While Gaudí may not have designed with the intention of reducing resource consumption, his structures are inherently ‘lighter,’ with the natural curves in the roof instilling a strength that demanded less material and tree-inspired columns capable of carrying heavier loads with smaller diameters. (4)

In his TED talk about the biomimicry, Michael Pawlyn describes: “You could look at nature as being like a catalog of products, and all of those have benefited from a 3.8-billion-year research and development period. And given that level of investment, it makes sense to use it…If we could learn to make things and do things the way nature does, we could achieve factor 10, factor 100, maybe even factor 1,000 savings in resource and energy use.”(6)

Though Gaudí lacked an overt ‘sustainability’ agenda, being a part of the Modernisme movement meant rejecting bourgeois values, condeming the consumptive waste generation instigated by excesses of the Industrial Revolution. Peppered throughout history we see great artists and thinkers creating work in response to the expansions of technology and its effects - resource consumption, pollution, denegration of nature. In essence, Gaudí's famous fundamental tenant of ‘returning to the origin’ has been a recurring theme through centuries of environmentally-conscious movements—think Romanticism, Environmentalism, Sustainability, Biomimicry, even American Bonsai. 

All of these movements have been founded on a call to action, a demand for humans to bring nature to the societal forefront so it may be recognized and respected as the source of all creativity and existence.
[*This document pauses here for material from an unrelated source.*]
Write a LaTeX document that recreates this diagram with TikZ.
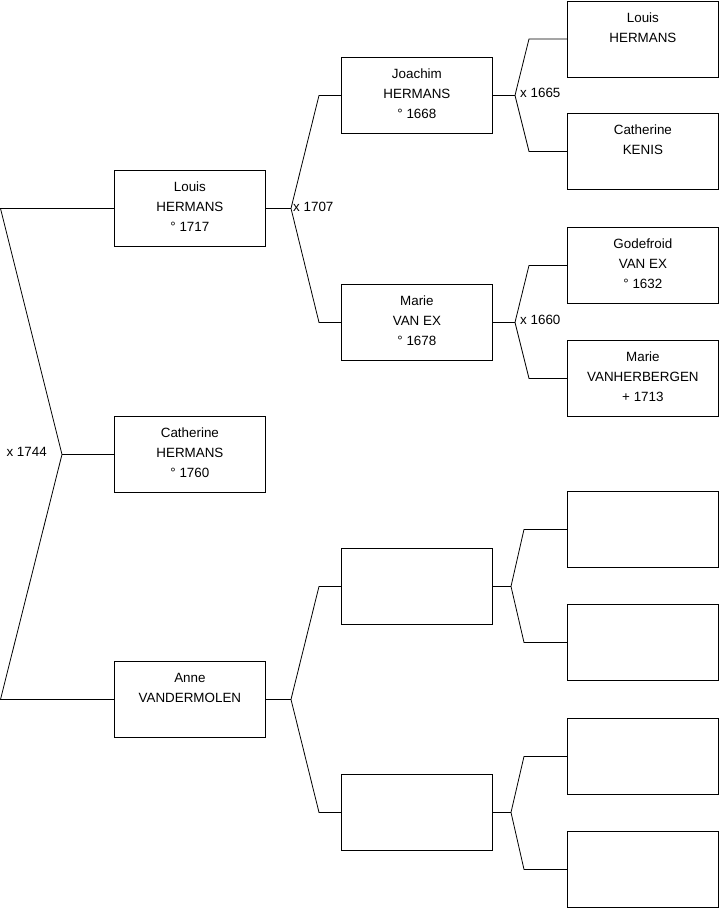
\documentclass[tikz,border=0pt]{standalone}
\usepackage{fontspec}
\setmainfont{Liberation Sans}
\tikzset{
  person/.style={draw=black, line width=0.8pt, inner sep=0pt, anchor=north west},
  conn/.style={line width=0.8pt, draw=black, line join=miter},
  lbl/.style={font=\fontsize{13.4}{15}\selectfont, inner sep=0pt}
}
\newcommand\ptext[1]{\parbox[c][76pt][t]{151pt}{\centering\fontsize{13.4}{20}\selectfont\rule{0pt}{21.5pt}#1}}
\begin{document}
\begin{tikzpicture}[x=1pt,y=-1pt]
\useasboundingbox (0,0) rectangle (719,908);
% column 1
\node[person] (A) at (114,170) {\ptext{Louis\\HERMANS\\° 1717}};
\node[person] (B) at (114,416) {\ptext{Catherine\\HERMANS\\° 1760}};
\node[person] (C) at (114,661) {\ptext{Anne\\VANDERMOLEN}};
% column 2
\node[person] (D) at (341,57) {\ptext{Joachim\\HERMANS\\° 1668}};
\node[person] (E) at (341,284) {\ptext{Marie\\VAN EX\\° 1678}};
\node[person] (F) at (341,548) {\ptext{}};
\node[person] (G) at (341,774) {\ptext{}};
% column 3
\node[person] (H) at (567,0.5) {\ptext{Louis\\HERMANS}};
\node[person] (I) at (567,113) {\ptext{Catherine\\KENIS}};
\node[person] (J) at (567,227) {\ptext{Godefroid\\VAN EX\\° 1632}};
\node[person] (K) at (567,340) {\ptext{Marie\\VANHERBERGEN\\+ 1713}};
\node[person] (L) at (567,491) {\ptext{}};
\node[person] (M) at (567,604) {\ptext{}};
\node[person] (N) at (567,718) {\ptext{}};
\node[person] (O) at (567,831) {\ptext{}};
% branch coordinates (aligned to the box anchors)
\coordinate (b0) at (62,0 |- B.west);
\coordinate (b0u) at (0.5,0 |- A.west);
\coordinate (b0d) at (0.5,0 |- C.west);
\coordinate (b1) at (291,0 |- A.east);
\coordinate (b1u) at (319,0 |- D.west);
\coordinate (b1d) at (319,0 |- E.west);
\coordinate (b2) at (291,0 |- C.east);
\coordinate (b2u) at (319,0 |- F.west);
\coordinate (b2d) at (319,0 |- G.west);
\coordinate (b3) at (515,0 |- D.east);
\coordinate (b3u) at (529,0 |- H.west);
\coordinate (b3d) at (529,0 |- I.west);
\coordinate (b4) at (515,0 |- E.east);
\coordinate (b4u) at (529,0 |- J.west);
\coordinate (b4d) at (529,0 |- K.west);
\coordinate (b5) at (511,0 |- F.east);
\coordinate (b5u) at (524,0 |- L.west);
\coordinate (b5d) at (524,0 |- M.west);
\coordinate (b6) at (511,0 |- G.east);
\coordinate (b6u) at (524,0 |- N.west);
\coordinate (b6d) at (524,0 |- O.west);
% connectors
\draw[conn] (B.west) -- (b0);
\draw[conn] (A.west) -- (b0u) -- (b0) -- (b0d) -- (C.west);
\draw[conn] (A.east) -- (b1);
\draw[conn] (D.west) -- (b1u) -- (b1) -- (b1d) -- (E.west);
\draw[conn] (C.east) -- (b2);
\draw[conn] (F.west) -- (b2u) -- (b2) -- (b2d) -- (G.west);
\draw[conn] (D.east) -- (b3);
\draw[conn] (H.west) -- (b3u) -- (b3) -- (b3d) -- (I.west);
\draw[conn] (E.east) -- (b4);
\draw[conn] (J.west) -- (b4u) -- (b4) -- (b4d) -- (K.west);
\draw[conn] (F.east) -- (b5);
\draw[conn] (L.west) -- (b5u) -- (b5) -- (b5d) -- (M.west);
\draw[conn] (G.east) -- (b6);
\draw[conn] (N.west) -- (b6u) -- (b6) -- (b6d) -- (O.west);
% marriage labels
\node[lbl, anchor=east] (m0) at (47,452) {x 1744};
\node[lbl, anchor=west] (m1) at (293,207) {x 1707};
\node[lbl, anchor=west] (m2) at (520,93) {x 1665};
\node[lbl, anchor=west] (m3) at (520,320) {x 1660};
\end{tikzpicture}
\end{document}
It’s about about cultivating a synchronicity with yourself, the cultural forces shaping you, and the natural forces shaping your culture.

Bonsai can be understand as a microcosm reflecting this tension—boiling down the most basic components of modern day humans’ relationships with nature: a tree, a human, and all the cultural space between.



Bonsai coalesces art, science, and the human experience into a constantly evolving, intelligent living form—Gaudí would have been a big fan.

 

Bonsai a conversation about curated versus wild, tradition versus avant-garde, dominion versus communion with nature. And the deeper you explore, the more you understand the vast mechanisms of sentience and intelligence at play with seemingly inert natural systems.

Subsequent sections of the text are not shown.